Bagian yang paling kusukai dari film ini adalah sebagai penonton anehnya justru pas part Thanos,  bikin aku malah ngerasa simpatik dan kasian gitu sama villain Thanos. Terutama scene antara dia dan putrinya. Konyolnya aku justru mikir, wah, yang bikin skenarionya jangan-jangan terinspirasi kisah pesugihan, entah dia pernah baca di mana gitu. Pernah dengar pesugihan yang ngorbanin anaknya kan? Jiwa diganti jiwa? Nah kayak gitu. Kapan-kapan deh kalo ketemu yang nulis bakal kutanyain. Hehehe...

Dan sebenarnya menurutku cerita utama dari film ini justru tentang Thanos. Di film ini kita diajak untuk melihat dunia dari sudut pandang Thanos. 

Jadi bukan tentang siapa benar siapa salah atau siapa menang atau siapa kalah. Lebih ke perbedaan cara berpikir menghadapi permasalahan manusia, seperti kelaparan dan kemiskinan.

Film ini ngajak berpikir gitu deh, benarkah saat kita menang itu adalah sebuah kemenangan real yang bikin bahagia? Atau saat kita kalah benarkah itu sebuah kekalahan? 

Selain itu juga ngajak berpikir, sebenarnya cara mencintai itu bisa berupa apa saja, termasuk dengan cara yang salah sekalipun menurut pandangan umum. 

Dan di akhir film meski ngerasa gantung, tapi bikin berkhayal gitu kalau suatu saat Thanos tuh justru jadi superhero berikutnya. Buatku dia cool.

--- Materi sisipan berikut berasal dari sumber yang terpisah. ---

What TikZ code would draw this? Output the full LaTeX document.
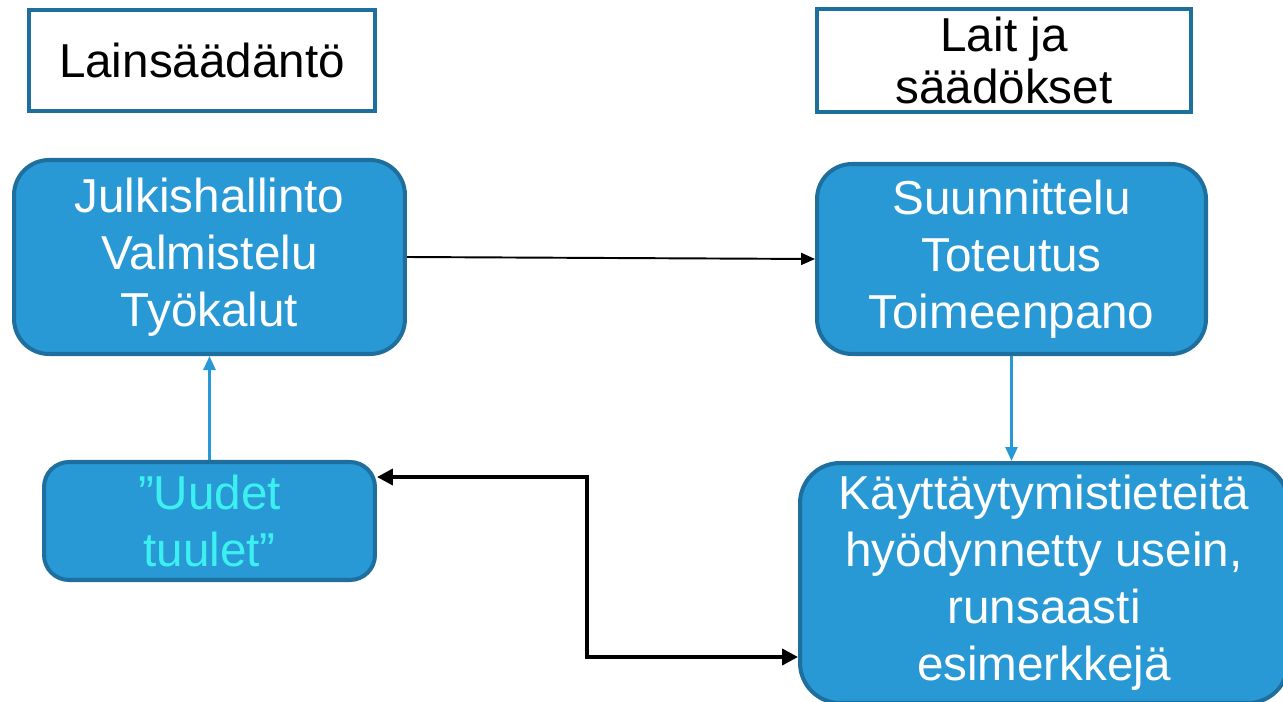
\documentclass[tikz,border=0pt]{standalone}
\usepackage{fontspec}
\setmainfont{Liberation Sans}
\usetikzlibrary{arrows.meta}

\definecolor{laatikko}{RGB}{41,153,214}
\definecolor{reuna}{RGB}{31,111,158}
\definecolor{syaani}{RGB}{60,240,240}

\begin{document}
\begin{tikzpicture}[x=0.02cm,y=-0.02cm,
        otsikko/.style={draw=reuna, line width=2.3pt, fill=white, align=center,
            inner sep=0pt, font=\fontsize{27.1}{29.5}\selectfont},
        lohko/.style={draw=reuna, line width=2.3pt, fill=laatikko, text=white,
            align=center, inner sep=0pt, font=\fontsize{27.1}{32.4}\selectfont},
        ohut/.style={line width=1.1pt, -{Triangle[length=0.28cm,width=0.24cm]}},
        paksu/.style={line width=2.2pt,
            {Triangle[length=0.32cm,width=0.32cm]}-{Triangle[length=0.32cm,width=0.32cm]}}]
    \useasboundingbox (0,0) rectangle (1283,702);

    % otsikot
    \node[otsikko, minimum width=6.92cm, minimum height=2.02cm] (laki) at (202,60.5) {Lainsäädäntö};
    \node[otsikko, minimum width=7.48cm, minimum height=2.06cm] (lait) at (1004,60.5) {Lait ja\\säädökset};

    % laatikot
    \node[lohko, rounded corners=0.7cm, minimum width=7.82cm, minimum height=3.88cm]
        (julki) at (209.5,257) {Julkishallinto\\Valmistelu\\Työkalut};
    \node[lohko, rounded corners=0.7cm, minimum width=7.78cm, minimum height=3.8cm]
        (suunn) at (1011.5,259) {Suunnittelu\\Toteutus\\Toimeenpano};
    \node[lohko, rounded corners=0.5cm, minimum width=6.62cm, minimum height=2.36cm, text=syaani]
        (uudet) at (209.5,521) {”Uudet\\tuulet”};
    \node[lohko, rounded corners=0.8cm, minimum width=9.76cm, minimum height=4.8cm]
        (kayt) at (1044,583) {Käyttäytymistieteitä\\hyödynnetty usein,\\runsaasti\\esimerkkejä};

    % nuolet
    \draw[ohut] (julki.east) -- (suunn.west);
    \draw[ohut, laatikko, line width=1.5pt] (uudet.north) -- (julki.south);
    \draw[ohut, laatikko, line width=1.5pt] (suunn.south) -- (suunn.south |- kayt.north);

    \coordinate (mutka1) at (587,477);
    \coordinate (mutka2) at (587,657);
    \draw[paksu] (uudet.east |- mutka1) -- (mutka1) -- (mutka2) -- (kayt.west |- mutka2);
\end{tikzpicture}
\end{document}
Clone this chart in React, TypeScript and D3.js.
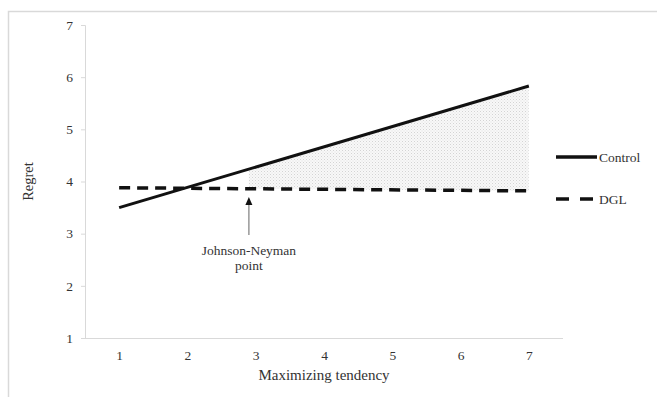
import React, { useEffect, useRef } from "react";
import * as d3 from "d3";

// line endpoints (maximizing tendency 1 and 7)
const xValues = [1, 7];
const control = [3.5, 5.83];
const dgl = [3.88, 3.82];
const xTicks = [1, 2, 3, 4, 5, 6, 7];
const yTicks = [1, 2, 3, 4, 5, 6, 7];
const jnPoint = 2.9;
const seriesNames = ["Control", "DGL"];

const FONT = "Liberation Serif";

const App = () => {
  const svgRef = useRef<SVGSVGElement>(null);

  useEffect(() => {
    const svg = d3.select(svgRef.current);
    const width = 657;
    const height = 397;
    svg.selectAll("*").remove();

    const x = d3.scaleLinear().domain([0.5, 7.5]).range([85, 563]);
    const y = d3.scaleLinear().domain([1, 7]).range([338, 25]);

    // outer frame
    svg.append("path")
      .attr("d", `M8.5,${height} V11.5 H${width}`)
      .attr("fill", "none")
      .attr("stroke", "#d9d9d9")
      .attr("stroke-width", 1.5);

    // dotted pattern
    const defs = svg.append("defs");
    const pat = defs.append("pattern")
      .attr("id", "dots")
      .attr("width", 3)
      .attr("height", 3)
      .attr("patternUnits", "userSpaceOnUse");
    pat.append("rect").attr("width", 3).attr("height", 3).attr("fill", "#f8f8f8");
    pat.append("rect").attr("x", 0).attr("y", 0).attr("width", 1).attr("height", 1).attr("fill", "#d4d4d4");
    pat.append("rect").attr("x", 1.5).attr("y", 1.5).attr("width", 1).attr("height", 1).attr("fill", "#e0e0e0");

    defs.append("clipPath").attr("id", "jnclip")
      .append("rect")
      .attr("x", x(jnPoint))
      .attr("y", 0)
      .attr("width", x(7) - x(jnPoint))
      .attr("height", height);

    const pts = xValues.map((v, i) => ({ x: v, c: control[i], d: dgl[i] }));

    // shaded region of significance
    const area = d3.area<any>()
      .x(d => x(d.x))
      .y0(d => y(d.d))
      .y1(d => y(d.c));
    svg.append("path")
      .datum(pts)
      .attr("d", area)
      .attr("fill", "url(#dots)")
      .attr("clip-path", "url(#jnclip)");

    // axes
    const yAxis = svg.append("g")
      .attr("transform", `translate(${x(0.5)},0)`)
      .call(d3.axisLeft(y).tickValues(yTicks).tickSize(4).tickPadding(8).tickFormat(d3.format("d")));
    yAxis.select(".domain").attr("stroke", "#d9d9d9");
    yAxis.selectAll(".tick line").attr("stroke", "#d9d9d9");
    yAxis.selectAll("text").style("font-family", FONT).style("font-size", "13.5px").attr("fill", "#333");

    const xAxis = svg.append("g")
      .attr("transform", `translate(0,${y(1)})`)
      .call(d3.axisBottom(x).tickValues(xTicks).tickSize(0).tickPadding(12).tickFormat(d3.format("d")));
    xAxis.select(".domain").attr("stroke", "#d9d9d9").attr("d", `M${x(0.5)},0.5H${x(7.5)}`);
    xAxis.selectAll("text").style("font-family", FONT).style("font-size", "13.5px").attr("fill", "#333");

    const label = (px: number, py: number, txt: string, size: number, anchor = "middle") =>
      svg.append("text")
        .attr("x", px)
        .attr("y", py)
        .attr("text-anchor", anchor)
        .style("font-family", FONT)
        .style("font-size", `${size}px`)
        .attr("fill", "#333")
        .text(txt);

    // axis titles
    label((x(0.5) + x(7.5)) / 2, 380, "Maximizing tendency", 15);
    label(0, 0, "Regret", 14.5)
      .attr("transform", `translate(33,${(y(1) + y(7)) / 2}) rotate(-90)`);

    // lines
    const line = (key: "c" | "d") => d3.line<any>().x(d => x(d.x)).y(d => y(d[key]));
    svg.append("path").attr("d", line("c")(pts))
      .attr("fill", "none").attr("stroke", "#111").attr("stroke-width", 3);
    svg.append("path").attr("d", line("d")(pts))
      .attr("fill", "none").attr("stroke", "#111").attr("stroke-width", 3.5)
      .attr("stroke-dasharray", "11,7");

    // Johnson-Neyman arrow
    const ax = x(jnPoint);
    svg.append("line")
      .attr("x1", ax).attr("x2", ax)
      .attr("y1", 235).attr("y2", 204)
      .attr("stroke", "#888").attr("stroke-width", 1.3);
    svg.append("path")
      .attr("d", `M${ax},197L${ax - 3.5},205L${ax + 3.5},205Z`)
      .attr("fill", "#111");
    label(ax, 255, "Johnson-Neyman", 13.5);
    label(ax, 270, "point", 13.5);

    // legend
    const legend = svg.append("g").attr("transform", "translate(556,157)");
    seriesNames.forEach((name, i) => {
      const g = legend.append("g").attr("transform", `translate(0,${i * 42})`);
      g.append("line")
        .attr("x1", 0).attr("x2", i === 1 ? 38 : 41).attr("y1", 0).attr("y2", 0)
        .attr("stroke", "#111").attr("stroke-width", 3.5)
        .attr("stroke-dasharray", i === 1 ? "13,11" : null);
      g.append("text")
        .attr("x", 43).attr("y", 5)
        .style("font-family", FONT)
        .style("font-size", "13.5px")
        .attr("fill", "#333")
        .text(name);
    });
  }, []);

  return (
    <svg
      ref={svgRef}
      width={657}
      height={397}
      style={{ position: "absolute", left: 0, top: 0, background: "#fff" }}
    />
  );
};

export default App;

Nah, quotes paling kusukai di film ini adalah, Thanos, "karena aku tak pernah mengajarimu berbohong, maka kamu tak pandai untuk berbohong." 
Sekelas "penjahat" nggak pernah ngajarin anaknya bohong loh. Ini sweet menurutku sih. 😍

Secara keseluruhan kalau boleh gegayaan kasih nilai, 8,8 okelah ya. Keren.

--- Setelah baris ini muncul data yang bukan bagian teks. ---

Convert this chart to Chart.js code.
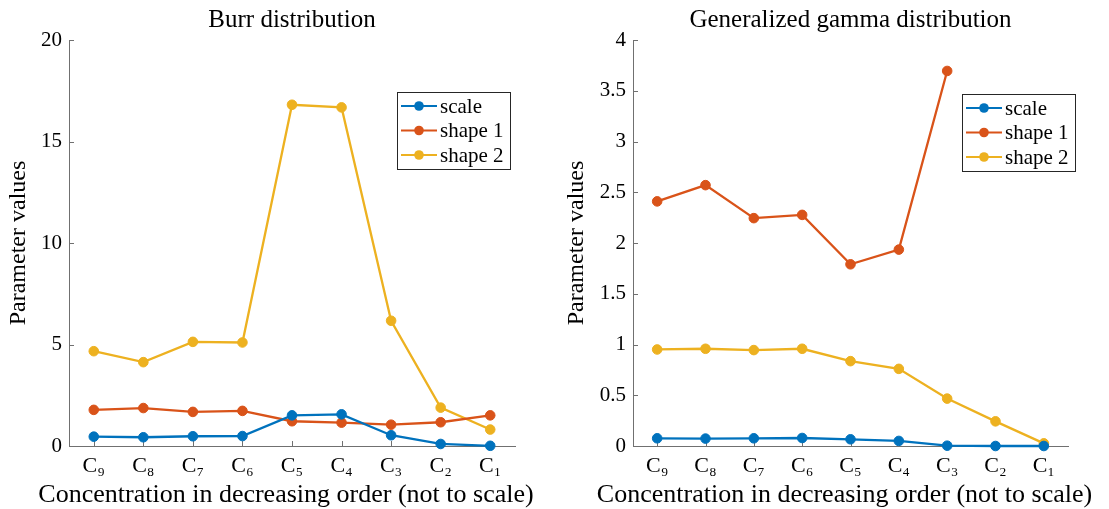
<!DOCTYPE html>
<html>
<head>
<meta charset="utf-8">
<script src="https://cdn.jsdelivr.net/npm/chart.js@4.4.0/dist/chart.umd.min.js"></script>
<style>
body{margin:0;background:#fff;}
#wrap{position:relative;width:1109px;height:509px;}
canvas{position:absolute;top:0;}
</style>
</head>
<body>
<div id="wrap">
<canvas id="burr" width="555" height="509" style="left:0"></canvas>
<canvas id="gamma" width="554" height="509" style="left:555px"></canvas>
</div>
<script>
// data
const categories = ["C₉","C₈","C₇","C₆","C₅","C₄","C₃","C₂","C₁"];
const seriesNames = ["scale","shape 1","shape 2"];

const burrScale  = [0.46,0.43,0.48,0.49,1.51,1.56,0.53,0.10,0.01];
const burrShape1 = [1.78,1.87,1.68,1.73,1.22,1.15,1.05,1.17,1.51];
const burrShape2 = [4.67,4.13,5.13,5.10,16.81,16.68,6.17,1.89,0.81];

const gammaScale  = [0.076,0.073,0.076,0.079,0.066,0.050,0.003,0.0,0.0];
const gammaShape1 = [2.41,2.57,2.245,2.277,1.79,1.935,3.695,null,null];
const gammaShape2 = [0.951,0.958,0.945,0.958,0.836,0.760,0.467,0.243,0.026];

const burrTicks  = [0,5,10,15,20];
const gammaTicks = [0,0.5,1,1.5,2,2.5,3,3.5,4];

const colors = ["#0072BD","#D95319","#EDB120"];
const axisColor = "#707070";
const fam = '"Liberation Serif", "DejaVu Serif", serif';
const xTitle = "Concentration in decreasing order (not to scale)";

// MATLAB style ticks pointing into the plot
const inTicks = {
  id:'inTicks',
  beforeDatasetsDraw(chart){
    const ctx = chart.ctx, a = chart.chartArea, xs = chart.scales.x, ys = chart.scales.y;
    ctx.save();
    ctx.strokeStyle = axisColor;
    ctx.lineWidth = 1;
    ctx.beginPath();
    xs.ticks.forEach((t,i)=>{
      const px = Math.round(xs.getPixelForTick(i)) + 0.5;
      ctx.moveTo(px, a.bottom);
      ctx.lineTo(px, a.bottom - 5);
    });
    ys.ticks.forEach((t,i)=>{
      const py = Math.round(ys.getPixelForTick(i)) + 0.5;
      ctx.moveTo(a.left, py);
      ctx.lineTo(a.left + 5, py);
    });
    ctx.stroke();
    ctx.restore();
  }
};

// x label wider than the axes, so draw it unsqueezed
const xLabel = {
  id:'xLabel',
  afterDraw(chart){
    const ctx = chart.ctx, a = chart.chartArea;
    ctx.save();
    ctx.fillStyle = '#000';
    ctx.font = '26px ' + fam;
    ctx.textAlign = 'center';
    ctx.textBaseline = 'alphabetic';
    ctx.fillText(xTitle, (a.left + a.right)/2 - 6, 502);
    ctx.restore();
  }
};

// boxed legend inside the axes
const legendBox = {
  id:'legendBox',
  afterDatasetsDraw(chart, args, opts){
    const ctx = chart.ctx, a = chart.chartArea;
    const x = Math.round(a.right + opts.dx), y = Math.round(a.top + opts.dy);
    const w = 113, h = 77;
    ctx.save();
    ctx.fillStyle = '#fff';
    ctx.fillRect(x, y, w, h);
    ctx.strokeStyle = '#262626';
    ctx.lineWidth = 1;
    ctx.strokeRect(x + 0.5, y + 0.5, w, h);
    chart.data.datasets.forEach((ds,i)=>{
      const cy = y + 14 + i*24.5;
      ctx.strokeStyle = ds.borderColor;
      ctx.lineWidth = 2.2;
      ctx.beginPath();
      ctx.moveTo(x + 4, cy);
      ctx.lineTo(x + 40, cy);
      ctx.stroke();
      ctx.fillStyle = ds.borderColor;
      ctx.beginPath();
      ctx.arc(x + 22, cy, 4.8, 0, Math.PI*2);
      ctx.fill();
      ctx.fillStyle = '#000';
      ctx.font = '21px ' + fam;
      ctx.textBaseline = 'middle';
      ctx.fillText(ds.label, x + 43, cy + 1);
    });
    ctx.restore();
  }
};

function makeChart(id, title, sets, ticks, yWidth, rightPad, titlePad, legendPos){
  return new Chart(document.getElementById(id), {
    type:'line',
    data:{
      labels:categories,
      datasets:sets.map((d,i)=>({
        label:seriesNames[i],
        data:d,
        borderColor:colors[i],
        backgroundColor:colors[i],
        borderWidth:2.3,
        pointRadius:4.8,
        pointHoverRadius:4.8,
        pointBorderWidth:1,
        tension:0,
        clip:false,
        spanGaps:false
      }))
    },
    options:{
      responsive:false,
      animation:false,
      events:[],
      layout:{padding:{left:0,right:rightPad,top:0,bottom:0}},
      plugins:{
        legend:{display:false},
        tooltip:{enabled:false},
        title:{display:true,text:title,fullSize:false,color:'#000',
          font:{family:fam,size:25,weight:'normal',lineHeight:1.2},
          padding:{top:5,bottom:5}},
        legendBox:legendPos
      },
      scales:{
        x:{
          offset:true,
          grid:{display:false,drawTicks:false,offset:false},
          border:{display:true,color:axisColor,width:1},
          ticks:{color:'#000',font:{family:fam,size:22},padding:7,maxRotation:0,autoSkip:false},
          afterFit:s=>{ s.height = 63; }
        },
        y:{
          min:ticks[0],
          max:ticks[ticks.length-1],
          grid:{display:false,drawTicks:false},
          border:{display:true,color:axisColor,width:1},
          ticks:{color:'#000',font:{family:fam,size:21},padding:7,callback:v=>String(v)},
          afterBuildTicks:s=>{ s.ticks = ticks.map(v=>({value:v})); },
          title:{display:true,text:'Parameter values',color:'#000',font:{family:fam,size:24,lineHeight:1.2},padding:{top:titlePad,bottom:0}},
          afterFit:s=>{ s.width = yWidth; }
        }
      }
    },
    plugins:[inTicks, legendBox, xLabel]
  });
}

makeChart('burr', 'Burr distribution', [burrScale,burrShape1,burrShape2], burrTicks, 69, 40, 4.3, {dx:-118, dy:52});
makeChart('gamma', 'Generalized gamma distribution', [gammaScale,gammaShape1,gammaShape2], gammaTicks, 78, 41, 7.6, {dx:-106, dy:54});
</script>
</body>
</html>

 Btw, nggak rekomenlah bawa anak balita nonton film ini. Tar kejadian kayak aku tadi, 2-3 anak jejeritan nangis bilang takut, padahal baru opening. Serius ganggu. Mana ortunya ga peka malah mondar mandir berusaha diemin anak, lah mbok ya keluar trs ajak ke Playground  kan diem anaknya, berkorban  lah ya sebagai ortu, tahan hasrat nonton selama anak masih balita,, serius aku gemeeeesss, sorry to say, buatku ortu model begini itu bego dan egois, karena bawa anak balita nonton film yang visualisasi karakternya "seram" menurut anak-anak.

Sekian review pertamaku. Semoga ga nimpukin.